● **Task to complete**:
Go through the entries below and copy each line containing the word "matplotlib".

● **Source data**:
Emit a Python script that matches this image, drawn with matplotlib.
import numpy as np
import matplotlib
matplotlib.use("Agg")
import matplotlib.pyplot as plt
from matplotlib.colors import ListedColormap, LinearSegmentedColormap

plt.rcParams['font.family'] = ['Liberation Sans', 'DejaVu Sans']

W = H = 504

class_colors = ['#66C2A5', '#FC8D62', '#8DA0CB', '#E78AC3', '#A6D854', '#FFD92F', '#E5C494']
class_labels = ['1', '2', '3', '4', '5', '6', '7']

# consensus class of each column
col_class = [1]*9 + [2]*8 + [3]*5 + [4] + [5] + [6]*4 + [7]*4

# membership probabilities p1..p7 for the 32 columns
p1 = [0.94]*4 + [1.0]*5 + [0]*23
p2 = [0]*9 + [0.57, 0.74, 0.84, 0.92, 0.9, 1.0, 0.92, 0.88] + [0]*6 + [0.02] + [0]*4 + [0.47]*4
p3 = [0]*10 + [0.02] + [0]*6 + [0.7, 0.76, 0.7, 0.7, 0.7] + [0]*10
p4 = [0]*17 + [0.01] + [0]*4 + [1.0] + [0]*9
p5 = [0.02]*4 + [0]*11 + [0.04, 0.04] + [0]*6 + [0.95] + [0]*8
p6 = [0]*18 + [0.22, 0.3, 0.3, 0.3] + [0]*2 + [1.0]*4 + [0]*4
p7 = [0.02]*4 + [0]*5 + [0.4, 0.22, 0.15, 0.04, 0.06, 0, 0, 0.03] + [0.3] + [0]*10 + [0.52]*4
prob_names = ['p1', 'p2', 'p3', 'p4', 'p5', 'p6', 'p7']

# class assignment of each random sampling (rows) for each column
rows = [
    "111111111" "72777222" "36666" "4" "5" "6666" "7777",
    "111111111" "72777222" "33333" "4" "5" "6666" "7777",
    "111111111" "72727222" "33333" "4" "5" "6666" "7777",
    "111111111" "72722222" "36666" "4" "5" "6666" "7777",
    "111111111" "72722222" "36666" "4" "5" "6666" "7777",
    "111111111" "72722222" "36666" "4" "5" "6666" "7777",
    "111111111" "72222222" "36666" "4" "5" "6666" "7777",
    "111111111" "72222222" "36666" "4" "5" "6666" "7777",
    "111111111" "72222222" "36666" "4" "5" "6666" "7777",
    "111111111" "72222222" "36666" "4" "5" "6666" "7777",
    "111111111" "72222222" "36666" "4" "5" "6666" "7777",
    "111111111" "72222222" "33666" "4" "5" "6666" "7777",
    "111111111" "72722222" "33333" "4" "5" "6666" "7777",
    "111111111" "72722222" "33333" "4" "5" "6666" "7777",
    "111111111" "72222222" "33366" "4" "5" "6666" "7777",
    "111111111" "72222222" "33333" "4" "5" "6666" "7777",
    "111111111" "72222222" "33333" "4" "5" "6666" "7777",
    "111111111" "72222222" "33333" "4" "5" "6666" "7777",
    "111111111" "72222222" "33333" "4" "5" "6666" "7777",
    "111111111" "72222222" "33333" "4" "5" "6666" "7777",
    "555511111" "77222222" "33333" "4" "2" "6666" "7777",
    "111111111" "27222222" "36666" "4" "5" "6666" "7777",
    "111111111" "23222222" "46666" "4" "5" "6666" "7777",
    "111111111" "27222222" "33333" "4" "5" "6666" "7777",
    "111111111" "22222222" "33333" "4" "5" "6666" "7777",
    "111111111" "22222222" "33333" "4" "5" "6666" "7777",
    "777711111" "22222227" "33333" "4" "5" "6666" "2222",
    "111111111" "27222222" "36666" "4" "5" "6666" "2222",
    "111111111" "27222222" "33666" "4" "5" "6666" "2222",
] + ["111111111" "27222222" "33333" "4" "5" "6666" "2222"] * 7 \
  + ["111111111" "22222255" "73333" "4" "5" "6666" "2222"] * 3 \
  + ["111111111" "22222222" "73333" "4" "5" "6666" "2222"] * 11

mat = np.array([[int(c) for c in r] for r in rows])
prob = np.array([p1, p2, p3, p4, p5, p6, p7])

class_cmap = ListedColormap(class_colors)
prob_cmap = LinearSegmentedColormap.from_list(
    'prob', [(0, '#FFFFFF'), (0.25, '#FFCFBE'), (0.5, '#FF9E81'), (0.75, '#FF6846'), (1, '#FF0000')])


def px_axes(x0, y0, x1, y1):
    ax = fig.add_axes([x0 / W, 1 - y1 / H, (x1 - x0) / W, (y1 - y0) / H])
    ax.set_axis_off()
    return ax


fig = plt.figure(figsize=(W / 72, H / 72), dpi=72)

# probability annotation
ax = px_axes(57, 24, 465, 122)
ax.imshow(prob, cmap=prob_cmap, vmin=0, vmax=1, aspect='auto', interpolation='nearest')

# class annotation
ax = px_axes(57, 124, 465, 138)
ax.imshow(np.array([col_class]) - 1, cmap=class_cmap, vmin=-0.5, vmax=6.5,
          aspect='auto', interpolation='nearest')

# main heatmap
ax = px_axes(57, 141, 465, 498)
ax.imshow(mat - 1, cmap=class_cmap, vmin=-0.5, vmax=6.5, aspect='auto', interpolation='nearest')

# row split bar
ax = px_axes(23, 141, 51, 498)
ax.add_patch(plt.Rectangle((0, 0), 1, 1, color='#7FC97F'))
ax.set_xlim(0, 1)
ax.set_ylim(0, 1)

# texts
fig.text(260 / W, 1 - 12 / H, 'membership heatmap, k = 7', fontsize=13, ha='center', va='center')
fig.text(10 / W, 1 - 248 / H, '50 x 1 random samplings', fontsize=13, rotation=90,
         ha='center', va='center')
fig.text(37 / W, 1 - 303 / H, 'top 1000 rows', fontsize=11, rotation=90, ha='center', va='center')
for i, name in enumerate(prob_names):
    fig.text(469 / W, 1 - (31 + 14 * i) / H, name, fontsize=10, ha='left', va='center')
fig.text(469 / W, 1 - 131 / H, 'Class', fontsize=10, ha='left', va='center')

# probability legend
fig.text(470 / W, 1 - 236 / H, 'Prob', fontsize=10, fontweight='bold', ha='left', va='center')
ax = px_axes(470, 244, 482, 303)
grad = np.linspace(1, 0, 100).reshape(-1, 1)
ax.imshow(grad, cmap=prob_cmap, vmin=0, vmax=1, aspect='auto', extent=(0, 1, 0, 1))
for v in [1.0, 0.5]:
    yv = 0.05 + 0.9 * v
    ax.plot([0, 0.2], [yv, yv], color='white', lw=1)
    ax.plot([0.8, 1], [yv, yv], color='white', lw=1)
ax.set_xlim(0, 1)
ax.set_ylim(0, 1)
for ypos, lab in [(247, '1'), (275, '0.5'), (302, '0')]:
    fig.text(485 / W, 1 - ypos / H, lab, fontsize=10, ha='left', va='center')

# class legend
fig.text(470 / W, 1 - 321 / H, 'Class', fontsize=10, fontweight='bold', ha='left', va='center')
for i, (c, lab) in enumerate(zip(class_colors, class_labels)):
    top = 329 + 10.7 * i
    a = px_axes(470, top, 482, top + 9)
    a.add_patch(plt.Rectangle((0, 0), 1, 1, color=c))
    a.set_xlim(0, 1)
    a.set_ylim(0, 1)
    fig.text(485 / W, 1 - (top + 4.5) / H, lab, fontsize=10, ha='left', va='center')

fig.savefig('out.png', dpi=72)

==

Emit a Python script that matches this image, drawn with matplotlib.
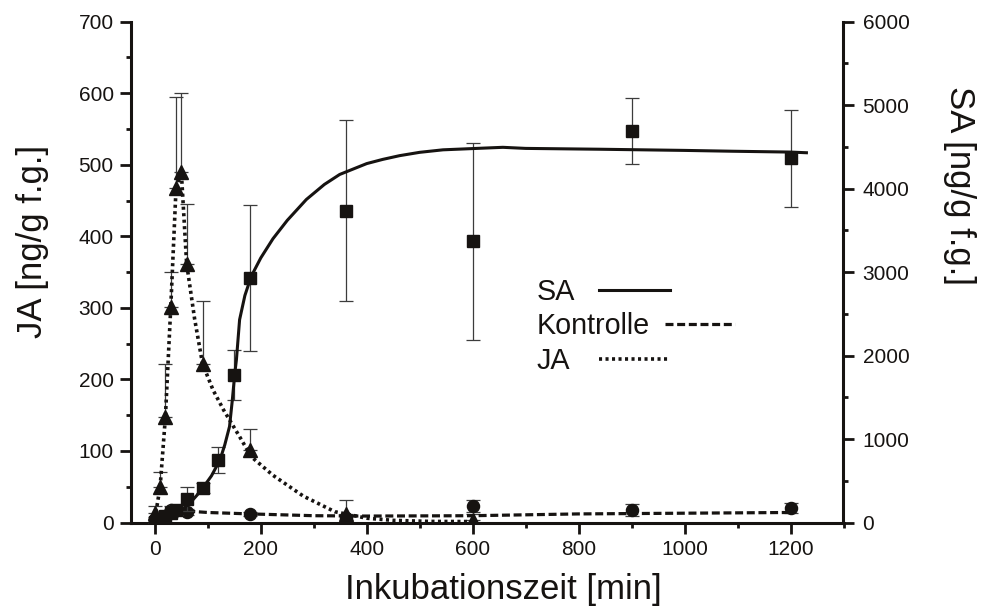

● **Result of the task**:
Emit a Python script that matches this image, drawn with matplotlib.
import matplotlib
matplotlib.use("Agg")
import matplotlib.pyplot as plt
from matplotlib.colors import ListedColormap, LinearSegmentedColormap
Emit a Python script that matches this image, drawn with matplotlib.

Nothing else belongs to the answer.